De la capital partieron a Chihuahua, y de ahí al paso fronterizo de Aguas Claras. Carlos recuerda que veía el desierto de Arizona, y lo contrastaba con los cafetales tan fértiles que había en Betulia.

Eh ave María, ome, esto es puro desierto.

“El coyote”,   que les  indicaba como cruzar el Hueco les dijo  que debían pagar un hotel barato, y que los esperaba a la madrugada para cruzar la frontera, pero debían vestirse de negro. Y así sucedió.

Al otro día cruzaron el paso a pie en tan solo 20 minutos, bajo el ruido de las aves y las dunas del árido desierto, pero una redada de migración hizo que de las trece personas que intentaban lograr el sueño americano, se llevaran a diez, Carlos pudo escapar y llegar sano y salvo a la capital de Arizona.  

 

Por los caminos de Betulia. Fotografía Edgar Linares
Por los caminos de Betulia. Fotografía Edgar Linares

 

El efecto de la nicotina hizo que Carlos saliera del hotel en Phoenix a buscar cigarrillos.

No encontró tiendas como las de Betulia o Altagracia, pero si una máquina expendedora de cigarrillos. Insertó monedas, pero no sucedió nada. Con el deseo de fumar tan fuerte, esperó a ver cómo funcionaba la máquina. Hasta que llegó un gringo, insertó las monedas, bajó la palanca y salió una cajetilla de cigarrillos con fósforos incorporados.

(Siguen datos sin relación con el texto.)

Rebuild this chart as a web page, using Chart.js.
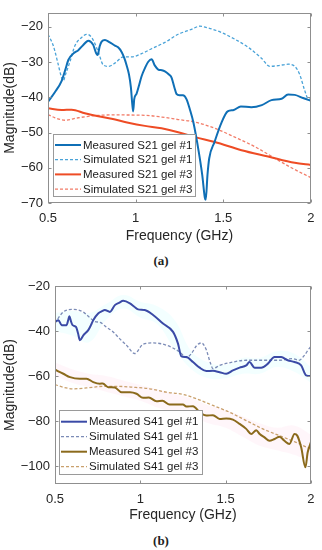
<!DOCTYPE html>
<html><head><meta charset="utf-8">
<script src="https://cdn.jsdelivr.net/npm/chart.js@4.4.1/dist/chart.umd.min.js"></script>
<style>
html,body{margin:0;padding:0;background:#fff;width:322px;height:550px;overflow:hidden;}
.wrap{position:absolute;left:0;width:322px;}
.cap{position:absolute;left:0;width:322px;text-align:center;font-family:"Liberation Serif","DejaVu Serif",serif;font-weight:bold;font-size:13px;color:#222;}
</style></head><body>
<div class="wrap" style="top:0;height:250px;"><canvas id="ca" width="322" height="250"></canvas></div>
<div class="cap" style="top:253px;">(a)</div>
<div class="wrap" style="top:270px;height:260px;"><canvas id="cb" width="322" height="260"></canvas></div>
<div class="cap" style="top:533px;">(b)</div>
<script>
// ---------- ticks and legend labels ----------
const xTicks = [0.5, 1, 1.5, 2];
const yTicksA = [-70, -60, -50, -40, -30, -20];
const yTicksB = [-100, -80, -60, -40, -20];
const legendA = ["Measured S21 gel #1", "Simulated S21 gel #1", "Measured S21 gel #3", "Simulated S21 gel #3"];
const legendB = ["Measured S41 gel #1", "Simulated S41 gel #1", "Measured S41 gel #3", "Simulated S41 gel #3"];

// ---------- data: chart (a) S21 ----------
const fA1m = [0.50,0.54,0.578,0.60,0.616,0.644,0.673,0.70,0.73,0.758,0.775,0.783,0.795,0.806,0.825,0.85,0.882,0.90,0.92,0.935,0.948,0.962,0.973,0.981,0.986,0.992,1.005,1.02,1.034,1.055,1.072,1.091,1.11,1.129,1.15,1.167,1.19,1.205,1.22,1.233,1.25,1.27,1.29,1.31,1.33,1.36,1.38,1.395,1.40,1.41,1.42,1.45,1.49,1.525,1.56,1.60,1.66,1.72,1.775,1.833,1.87,1.908,1.955,2.0];
const vA1m = [-41.3,-38.5,-35.3,-32,-29.4,-27.6,-26.6,-25.2,-23.9,-25.1,-27.5,-28.0,-25.5,-24.2,-23.7,-24.3,-25.3,-25.8,-27.1,-28.8,-30.8,-33.5,-37.2,-42,-44.0,-40.5,-39,-36.5,-34,-31.5,-29.9,-29.2,-31,-32.1,-32.3,-32.6,-33.5,-34.4,-37,-39,-39.4,-39.4,-40.5,-43.5,-47.2,-55.4,-62,-68.5,-69.1,-62,-57.3,-52.7,-47.2,-44,-43.6,-42.6,-42.8,-42.2,-40.8,-40.4,-39.2,-39.3,-40.2,-41];
const fA1s = [0.50,0.53,0.559,0.575,0.587,0.60,0.625,0.654,0.692,0.72,0.749,0.787,0.815,0.844,0.882,0.93,0.977,1.034,1.091,1.167,1.243,1.319,1.366,1.414,1.49,1.566,1.642,1.718,1.765,1.813,1.87,1.908,1.936,1.965,1.984,2.0];
const vA1s = [-22.1,-25.3,-30.8,-34,-35.3,-33.5,-29.9,-25.3,-23.0,-22.1,-23.0,-27.1,-30.8,-31.2,-30.3,-28.5,-28.5,-27.6,-26.2,-24.4,-22.1,-20.7,-19.8,-20.3,-21.6,-23.5,-25.8,-28.9,-31.2,-31.0,-30.6,-31.2,-33.5,-38.1,-40.4,-40.5];
const fA3m = [0.50,0.578,0.635,0.71,0.787,0.863,0.958,1.053,1.148,1.243,1.338,1.452,1.604,1.756,1.908,2.0];
const vA3m = [-43.1,-43.6,-43.5,-44.5,-45.4,-46.1,-47.2,-48.1,-48.8,-49.9,-51.3,-52.7,-55,-56.8,-58.6,-59.2];
const fA3s = [0.50,0.54,0.597,0.673,0.768,0.863,1.053,1.15,1.243,1.338,1.452,1.566,1.68,1.794,1.889,2.0];
const vA3s = [-44.9,-45.8,-46.5,-45.8,-45.2,-45.0,-45.1,-45.6,-46.3,-47,-48.8,-51.3,-54,-57.3,-60,-62.8];

// ---------- data: chart (b) S41 ----------
const fB1m = [0.50,0.52,0.539,0.568,0.578,0.584,0.595,0.603,0.623,0.635,0.646,0.666,0.695,0.71,0.724,0.753,0.775,0.792,0.822,0.851,0.875,0.90,0.939,0.965,0.987,1.026,1.075,1.133,1.192,1.221,1.241,1.27,1.309,1.348,1.387,1.426,1.465,1.504,1.543,1.582,1.621,1.64,1.67,1.709,1.748,1.787,1.826,1.864,1.904,1.943,1.972,2.0];
const vB1m = [-35.9,-35.2,-37.4,-37.4,-35,-33.4,-36,-37.4,-38.2,-41,-44.1,-41.9,-39.6,-37.5,-35.2,-32.2,-31.2,-30.7,-31.5,-28.5,-27.5,-26.6,-27.7,-29.2,-30.4,-30.7,-32.9,-36.7,-40.4,-45.6,-51.3,-51.6,-53.8,-56.3,-57.8,-57.7,-58.3,-59,-57.5,-56.3,-55.3,-53.8,-56.3,-56.3,-54.5,-51.6,-51.6,-53,-53.8,-55.3,-59.7,-60];
const fB1s = [0.50,0.549,0.607,0.666,0.70,0.735,0.765,0.80,0.841,0.88,0.919,0.968,1.016,1.075,1.153,1.231,1.27,1.30,1.33,1.358,1.385,1.41,1.426,1.465,1.543,1.621,1.72,1.816,1.894,1.93,1.962,1.99,2.0];
const vB1s = [-36.5,-31.5,-30.4,-31.6,-33.8,-35.8,-36.2,-38.2,-40.4,-43.5,-46.3,-50,-45.9,-45.3,-46.3,-49.3,-51.8,-50,-46.5,-45.3,-48,-54,-56.7,-55.3,-53.8,-53,-53,-53,-52.3,-53,-50.8,-47.8,-47];
const fB3m = [0.50,0.549,0.588,0.646,0.685,0.724,0.763,0.78,0.812,0.85,0.89,0.94,0.978,1.016,1.05,1.095,1.13,1.172,1.21,1.25,1.27,1.309,1.348,1.387,1.426,1.465,1.504,1.543,1.582,1.621,1.65,1.68,1.70,1.728,1.757,1.787,1.816,1.845,1.874,1.904,1.92,1.943,1.968,1.981,2.0];
const vB3m = [-57.2,-59,-60.5,-61.2,-61.2,-62.7,-63.4,-63.3,-65,-65.1,-67.2,-67.2,-67.9,-69.7,-69.6,-71.2,-71,-72.7,-72.7,-72.7,-73.6,-73.4,-76.1,-77.6,-77.4,-79.1,-78.9,-79.4,-81.3,-83.5,-85.8,-84.1,-85.8,-87.3,-88.8,-88,-87,-88.8,-90.2,-85.8,-86.5,-91.7,-100.6,-94,-89.5];
const fB3s = [0.50,0.549,0.607,0.685,0.783,0.86,0.958,1.056,1.153,1.25,1.329,1.426,1.523,1.621,1.718,1.816,1.913,2.0];
const vB3s = [-63.8,-65,-65.7,-65.3,-64.6,-64.6,-65,-65.7,-67.2,-68.2,-70.1,-73.1,-76.1,-79.8,-83.5,-86.5,-89.5,-92.5];

// faint shaded bands seen around the measured S41 curves
const fBand = [0.5,0.6,0.7,0.8,0.9,1.0,1.1,1.2,1.3,1.4,1.5,1.6,1.7,1.8,1.9,2.0];
const band1Hi = [-32,-31,-32,-28,-24,-27,-29,-35,-49,-54,-55,-52,-52,-49,-50,-56];
const band1Lo = [-40,-42,-45,-35,-30,-34,-37,-48,-57,-61,-61,-59,-59,-56,-58,-63];
const band3Hi = [-54,-57,-59,-60,-62,-64,-66,-68,-70,-73,-75,-78,-81,-83,-82,-86];
const band3Lo = [-60,-63,-65,-67,-69,-71,-74,-76,-78,-81,-83,-87,-91,-93,-95,-98];

const FONT = '"Liberation Sans", Arial, Helvetica, sans-serif';
const pts = (f, v) => f.map((x, i) => ({x: x, y: v[i]}));
const minus = v => String(v).replace('-', '\u2212');

function ds(label, f, v, color, dashed) {
  return {
    label: label, data: pts(f, v), borderColor: color, backgroundColor: color,
    borderWidth: dashed ? 1.3 : 2, borderDash: dashed ? [3, 2] : [],
    pointRadius: 0, cubicInterpolationMode: 'monotone', fill: false, order: 1
  };
}
function bandDs(f, hi, lo, color) {
  return [
    {band: true, label: 'bhi', data: pts(f, hi), borderWidth: 0, borderColor: 'rgba(0,0,0,0)',
     pointRadius: 0, tension: 0.4, fill: '+1', backgroundColor: color, order: 5},
    {band: true, label: 'blo', data: pts(f, lo), borderWidth: 0, borderColor: 'rgba(0,0,0,0)',
     pointRadius: 0, tension: 0.4, fill: false, order: 5}
  ];
}

const boxPlugin = {
  id: 'boxTicks',
  afterDatasetsDraw(chart) {
    const {ctx, chartArea: a, scales: {x, y}} = chart;
    ctx.save();
    ctx.strokeStyle = '#8f8f8f';
    ctx.lineWidth = 1;
    const L = Math.round(a.left) + 0.5, R = Math.round(a.right) - 0.5;
    const T = Math.round(a.top) + 0.5, B = Math.round(a.bottom) - 0.5;
    ctx.strokeRect(L, T, R - L, B - T);
    ctx.beginPath();
    x.ticks.forEach(t => {
      const px = Math.round(x.getPixelForValue(t.value)) + 0.5;
      ctx.moveTo(px, B); ctx.lineTo(px, B - 3);
      ctx.moveTo(px, T); ctx.lineTo(px, T + 3);
    });
    y.ticks.forEach(t => {
      const py = Math.round(y.getPixelForValue(t.value)) + 0.5;
      ctx.moveTo(L, py); ctx.lineTo(L + 3, py);
      ctx.moveTo(R, py); ctx.lineTo(R - 3, py);
    });
    ctx.stroke();
    ctx.restore();
  }
};

const legendPlugin = {
  id: 'inLegend',
  afterDraw(chart, args, o) {
    const {ctx} = chart;
    ctx.save();
    ctx.fillStyle = '#fff';
    ctx.fillRect(o.x, o.y, o.w, o.h);
    ctx.strokeStyle = '#9a9a9a';
    ctx.lineWidth = 1;
    ctx.strokeRect(o.x + 0.5, o.y + 0.5, o.w, o.h);
    ctx.font = '11.5px ' + FONT;
    ctx.textBaseline = 'middle';
    chart.data.datasets.filter(d => !d.band).forEach((d, i) => {
      const cy = o.y + o.first + i * o.step;
      ctx.strokeStyle = d.borderColor;
      ctx.lineWidth = d.borderWidth;
      ctx.setLineDash(d.borderDash);
      ctx.beginPath();
      ctx.moveTo(o.x + 2, cy); ctx.lineTo(o.x + 28, cy);
      ctx.stroke();
      ctx.setLineDash([]);
      ctx.fillStyle = '#1a1a1a';
      ctx.fillText(d.label, o.x + 30, cy + 0.5);
    });
    ctx.restore();
  }
};

function makeChart(id, cfg) {
  return new Chart(document.getElementById(id), {
    type: 'line',
    data: {datasets: cfg.datasets},
    plugins: [boxPlugin, legendPlugin],
    options: {
      responsive: false, animation: false, devicePixelRatio: 1,
      layout: {padding: {top: cfg.padTop, right: cfg.padRight, left: 0, bottom: 0}},
      plugins: {legend: {display: false}, tooltip: {enabled: false}, filler: {propagate: false}, inLegend: cfg.legend},
      scales: {
        x: {
          type: 'linear', min: 0.5, max: 2,
          afterBuildTicks: s => { s.ticks = xTicks.map(v => ({value: v})); },
          afterFit: s => { s.height = cfg.xH; },
          grid: {display: false, drawTicks: false}, border: {display: false},
          ticks: {color: '#262626', padding: cfg.xTickPad, font: {family: FONT, size: 13}, maxRotation: 0,
                  callback: v => String(v)},
          title: {display: true, text: 'Frequency (GHz)', color: '#262626',
                  font: {family: FONT, size: 14}, padding: {top: 0, bottom: cfg.xTitlePad}}
        },
        y: {
          type: 'linear', min: cfg.yMin, max: cfg.yMax,
          afterBuildTicks: s => { s.ticks = cfg.yTicks.map(v => ({value: v})); },
          afterFit: s => { s.width = cfg.yW; },
          grid: {display: false, drawTicks: false}, border: {display: false},
          ticks: {color: '#262626', padding: 5, font: {family: FONT, size: 13}, callback: v => minus(v)},
          title: {display: true, text: 'Magnitude(dB)', color: '#262626',
                  font: {family: FONT, size: 14}, padding: {top: 2, bottom: 0}}
        }
      }
    }
  });
}

makeChart('ca', {
  datasets: [
    ds(legendA[0], fA1m, vA1m, '#0f6fb6', false),
    ds(legendA[1], fA1s, vA1s, '#4aa3d8', true),
    ds(legendA[2], fA3m, vA3m, '#ee4c25', false),
    ds(legendA[3], fA3s, vA3s, '#f27c68', true)
  ],
  padTop: 6, padRight: 11, xH: 47, yW: 48, xTickPad: 7.5, xTitlePad: 5.5,
  yMin: -70, yMax: -16, yTicks: yTicksA,
  legend: {x: 53, y: 134, w: 142, h: 62, first: 11, step: 14.7}
});

makeChart('cb', {
  datasets: [
    ds(legendB[0], fB1m, vB1m, '#3a4aa6', false),
    ds(legendB[1], fB1s, vB1s, '#7b8bb6', true),
    ds(legendB[2], fB3m, vB3m, '#8b6a1c', false),
    ds(legendB[3], fB3s, vB3s, '#c9a06c', true),
    ...bandDs(fBand, band1Hi, band1Lo, 'rgba(225,255,255,0.4)'),
    ...bandDs(fBand, band3Hi, band3Lo, 'rgba(255,232,242,0.4)')
  ],
  padTop: 16, padRight: 10.5, xH: 46, yW: 55, xTickPad: 7.5, xTitlePad: 6.5,
  yMin: -108, yMax: -20, yTicks: yTicksB,
  legend: {x: 59, y: 140, w: 143, h: 64, first: 11.7, step: 15}
});
</script>
</body></html>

La alegría fue total. De Phoenix pagó el avión a Chicago que le costó 350 dólares, y después  otro que lo llevó hasta New York. Una vez en La Gran Manzana, se acordó como en Pereira tomaba un taxi, y silbó como arreando mulas.  Cuando dijo que iba para el Bronx, el taxista se negó:

“No, no, i dont go place. ¡Get out!”

 

Tiendas y negocios a la entrada de Betulia. Fotografía Diego Val
Tiendas y negocios a la entrada de Betulia. Fotografía Diego Val

 

Y sin pensarlo se bajó y tomo el Subway, o tren, y llegó hasta Penn Station, un terminal 5 veces más grande que el de Bogotá. Allí necesitaba llegar hasta el Bronx, y al pedir ayuda con la dirección, un turista llamó a un policía. A Carlos le temblaban las piernas.

Este le ayudó, y pudo llegar hasta el distrito de Manhattan. Allí entró a desayunar, pero al no encontrar arepas ni buñuelos, decidió pedir su bebida favorita: “Coffe, Please  y un mufin”, y mientras tomaba el café mañanero otro policía se sentó a su lado, y se le quitó el hambre por completo.

Se dirigió a buscar la dirección que le habían dado, la casa  de un tío del cantante Darío Gómez. Le ofreció la ayuda completa, y por fin pudo llegar a Long Island donde estaba la colonia de betulianos más grande del sector, casi 200 personas. También había de  corregimientos y veredas cercanas como  Arabia, La Selva, La Palmilla, entre otras.

 

Fotografía Diego Val
Fotografía Diego Val

 

Carlos nunca olvidó la promesa de ayudar a su familia, y su primer trabajo fue arreglar tablas en una base de la marina norteamericana, un proyecto interoceánico donde le pagaron bien. Pudo empezar a ahorrar, para traerse a sus seis hermanos restantes.  

Fueron dos  años de trabajó duro  para lograr cumplir el deseo del viejo Londoño, hasta que, por fin, pudo legalizarse gracias a una amnistía emitida para los inmigrantes en 1986. Los papeles para ese proceso le constaron 35 dólares.

Con el pasar del tiempo montó una empresa de estuco veneciano y plaster. Juntó dinero y mandó por toda su familia que ahora están en Estados Unidos, viviendo el sueño americano, trabajando de jardineros, manejando autos  y comprando cosas para vender.

 

Fotografía Diego Val
Fotografía Diego Val

 

Así, siendo fieles a la tierra que los vio nacer, y a su lugar de origen, no solo los Londoño, sino los Betancurt, los González, y otras familias del sector que están en Estados Unidos, vienen a la vereda los diciembres a repartir regalos a los niños, celebrar los días especiales a lo grande, y a adornar eso viejos caminos que los vio crecer, partir y regresar.   

 

Casa de los Betancurt en Betulia. Fotografía Edgar Linares
Casa de los Betancurt en Betulia. Fotografía Edgar Linares

 

Ahora se sabe que de cada familia que vive en Betulia, por lo menos  hay  3  personas en Estados Unidos. Y por eso en esta vereda de Pereira, se habla inglés y se mueven dólares, gracias a un sueño que nació en el corazón de un padre por ver a sus hijos prosperar sin olvidar la tierrita.